In most organizations, engineers log into shared workstations, use remote‑desktop tools, or spin up temporary containers without a clear record of who did what. A policy document may state that protected health information must not be exposed, yet the technical controls to prove compliance are missing. Auditors ask for concrete evidence: timestamps, command‑level logs, and proof that any accidental disclosure was prevented or at least detected.

Why phi compliance demands more than a signed policy

Regulations such as HIPAA require that any access to protected health information be both authorized and auditable. The authorization part is usually handled by identity providers, group memberships, and role‑based access control. The audit part, however, is often left to ad‑hoc logging solutions that are either incomplete or sit inside the application that processes the data. When the audit trail lives on the same host that the engineer controls, it can be altered, deleted, or simply never generated for certain commands.

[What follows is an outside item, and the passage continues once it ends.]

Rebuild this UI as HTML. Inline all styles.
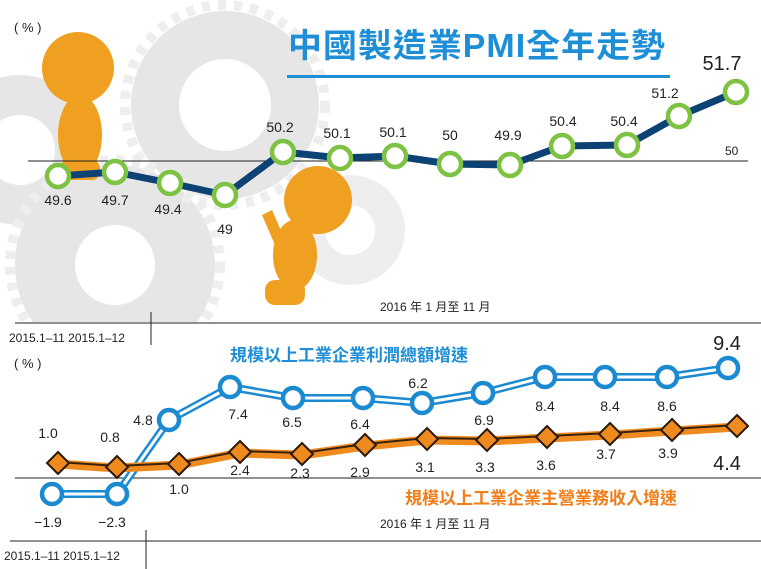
<!DOCTYPE html><html><head><meta charset="utf-8"><style>
body{margin:0;background:#fff}svg{display:block}
text{font-family:"Liberation Sans","Noto Sans CJK TC",sans-serif}
</style></head><body>
<svg width="761" height="569" viewBox="0 0 761 569">
<defs><clipPath id="top"><rect x="0" y="0" width="761" height="322"/></clipPath></defs>
<g clip-path="url(#top)">
<g fill="none" stroke="#e6e6e6">
<circle cx="225" cy="105" r="70" stroke-width="48"/>
<circle cx="115" cy="265" r="70" stroke-width="60"/>
<circle cx="20" cy="150" r="55" stroke-width="40"/>
<circle cx="350" cy="230" r="40" stroke-width="30" stroke="#eeeeee"/>
</g>
<circle cx="225" cy="105" r="100" fill="none" stroke="#eeeeee" stroke-width="10" stroke-dasharray="8 8"/>
<circle cx="115" cy="265" r="105" fill="none" stroke="#eeeeee" stroke-width="10" stroke-dasharray="8 8"/>
<g fill="#f0a020">
<circle cx="78" cy="68" r="36"/>
<ellipse cx="80" cy="135" rx="22" ry="40"/>
<rect x="60" y="160" width="40" height="20" rx="8"/>
<circle cx="318" cy="200" r="34"/>
<ellipse cx="295" cy="255" rx="22" ry="35"/>
<rect x="265" y="280" width="40" height="25" rx="10"/>
<path d="M262 215 L272 210 L285 240 L275 245Z"/>
</g>
</g>
<text x="288" y="57" font-size="33" font-weight="bold" fill="#1e8fd6" letter-spacing="1" textLength="378" lengthAdjust="spacingAndGlyphs">中國製造業PMI全年走勢</text>
<rect x="287" y="75" width="383" height="3" fill="#1e8fd6"/>
<text x="14" y="32" font-size="13" fill="#222">( % )</text>
<line x1="28" y1="161" x2="748" y2="161" stroke="#222" stroke-width="1"/>
<text x="725" y="155" font-size="12" fill="#222">50</text>
<polyline fill="none" stroke="#0d4275" stroke-width="7" stroke-linejoin="round" points="58,176 115,172 170,183 225,195 283,152 340,158 395,156 450,164 510,165 562,146 627,145 679,116 736,92"/>
<g fill="#fff" stroke="#7dc242" stroke-width="4.5">
<circle cx="58" cy="176" r="11"/><circle cx="115" cy="172" r="11"/><circle cx="170" cy="183" r="11"/><circle cx="225" cy="195" r="11"/><circle cx="283" cy="152" r="11"/><circle cx="340" cy="158" r="11"/><circle cx="395" cy="156" r="11"/><circle cx="450" cy="164" r="11"/><circle cx="510" cy="165" r="11"/><circle cx="562" cy="146" r="11"/><circle cx="627" cy="145" r="11"/><circle cx="679" cy="116" r="11"/><circle cx="736" cy="92" r="11"/>
</g>
<g font-size="14" fill="#222" text-anchor="middle">
<text x="58" y="205">49.6</text><text x="115" y="205">49.7</text><text x="168" y="214">49.4</text><text x="225" y="234">49</text>
<text x="280" y="132">50.2</text><text x="337" y="138">50.1</text><text x="393" y="137">50.1</text><text x="450" y="140">50</text><text x="508" y="140">49.9</text><text x="563" y="126">50.4</text><text x="624" y="126">50.4</text><text x="665" y="98">51.2</text>
<text x="722" y="70" font-size="20">51.7</text>
</g>
<text x="380" y="311" font-size="12" fill="#222">2016 年 1 月至 11 月</text>
<line x1="15" y1="323" x2="761" y2="323" stroke="#222"/>
<line x1="151" y1="312" x2="151" y2="345" stroke="#222"/>
<text x="9" y="342" font-size="12" fill="#222">2015.1–11  2015.1–12</text>

<text x="14" y="368" font-size="13" fill="#222">( % )</text>
<text x="230" y="361" font-size="17" font-weight="bold" fill="#1e8fd6">規模以上工業企業利潤總額增速</text>
<line x1="15" y1="478" x2="761" y2="478" stroke="#222"/>
<polyline fill="none" stroke="#1b8ad0" stroke-width="8" stroke-linejoin="round" points="52,494 117,494 169,420 230,387 293,398 363,398 422,403 483,393 545,377 605,377 667,377 728,368"/>
<polyline fill="none" stroke="#fff" stroke-width="3" stroke-linejoin="round" points="52,494 117,494 169,420 230,387 293,398 363,398 422,403 483,393 545,377 605,377 667,377 728,368"/>
<g fill="#fff" stroke="#1b8ad0" stroke-width="4.5">
<circle cx="52" cy="494" r="10"/><circle cx="117" cy="494" r="10"/><circle cx="169" cy="420" r="10"/><circle cx="230" cy="387" r="10"/><circle cx="293" cy="398" r="10"/><circle cx="363" cy="398" r="10"/><circle cx="422" cy="403" r="10"/><circle cx="483" cy="393" r="10"/><circle cx="545" cy="377" r="10"/><circle cx="605" cy="377" r="10"/><circle cx="667" cy="377" r="10"/><circle cx="728" cy="368" r="10"/>
</g>
<polyline fill="none" stroke="#ef8a1f" stroke-width="9" stroke-linejoin="round" points="58,464 117,468 179,465 240,453 302,455 365,446 427,440 487,441 547,438 610,435 672,431 737,427"/>
<polyline fill="none" stroke="#3a2210" stroke-width="2" stroke-linejoin="round" points="58,462 117,466 179,463 240,451 302,453 365,444 427,438 487,439 547,436 610,433 672,429 737,425"/>
<g fill="#ef8a1f" stroke="#2a1a0a" stroke-width="2">
<path d="M58 452l11 11-11 11-11-11z"/><path d="M117 456l11 11-11 11-11-11z"/><path d="M179 453l11 11-11 11-11-11z"/><path d="M240 441l11 11-11 11-11-11z"/><path d="M302 443l11 11-11 11-11-11z"/><path d="M365 434l11 11-11 11-11-11z"/><path d="M427 428l11 11-11 11-11-11z"/><path d="M487 429l11 11-11 11-11-11z"/><path d="M547 426l11 11-11 11-11-11z"/><path d="M610 423l11 11-11 11-11-11z"/><path d="M672 419l11 11-11 11-11-11z"/><path d="M737 415l11 11-11 11-11-11z"/>
</g>
<g font-size="14" fill="#222" text-anchor="middle">
<text x="48" y="438">1.0</text><text x="110" y="442">0.8</text><text x="179" y="494">1.0</text>
<text x="240" y="475">2.4</text><text x="300" y="478">2.3</text><text x="360" y="477">2.9</text><text x="425" y="472">3.1</text><text x="485" y="472">3.3</text><text x="546" y="470">3.6</text><text x="606" y="459">3.7</text><text x="668" y="458">3.9</text>
<text x="727" y="470" font-size="20">4.4</text>
<text x="48" y="527">−1.9</text><text x="112" y="527">−2.3</text><text x="143" y="425">4.8</text><text x="238" y="419">7.4</text><text x="292" y="427">6.5</text><text x="360" y="429">6.4</text><text x="418" y="388">6.2</text><text x="484" y="425">6.9</text><text x="545" y="411">8.4</text><text x="610" y="411">8.4</text><text x="667" y="411">8.6</text>
<text x="727" y="350" font-size="20">9.4</text>
</g>
<text x="405" y="504" font-size="17" font-weight="bold" fill="#ef7d1a">規模以上工業企業主營業務收入增速</text>
<text x="380" y="528" font-size="12" fill="#222">2016 年 1 月至 11 月</text>
<line x1="10" y1="541" x2="761" y2="541" stroke="#222"/>
<line x1="146" y1="530" x2="146" y2="569" stroke="#222"/>
<text x="4" y="560" font-size="12" fill="#222">2015.1–11  2015.1–12</text>
</svg>
</body></html>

Consequently, a typical compliance gap looks like this:

• Identity federation grants a user the right to open a remote‑desktop session.
• The session connects directly to the target server, bypassing any central guard.
• No independent system records the exact keystrokes, queries, or file accesses.
• If a breach occurs, the organization cannot demonstrate who accessed which PHI, when, or whether protective filters were applied.

Addressing the gap requires a control surface that sits between the identity token and the actual resource. That surface must be able to enforce policies, capture evidence, and apply data‑level protections without exposing credentials to the end user.

How an access gateway creates audit evidence for phi

The first step is to define the setup. Users authenticate through a trusted OIDC or SAML provider. The gateway reads the token, extracts group membership, and decides whether the request may proceed. This step determines who is making the request, but it does not enforce any runtime guard.

The next step is the data path. An access gateway sits on the network edge, intercepting every protocol‑level request before it reaches the target system. Because the gateway is the only point where traffic flows, it can apply uniform policies regardless of the underlying resource, whether a PostgreSQL database, an SSH host, or a Kubernetes pod.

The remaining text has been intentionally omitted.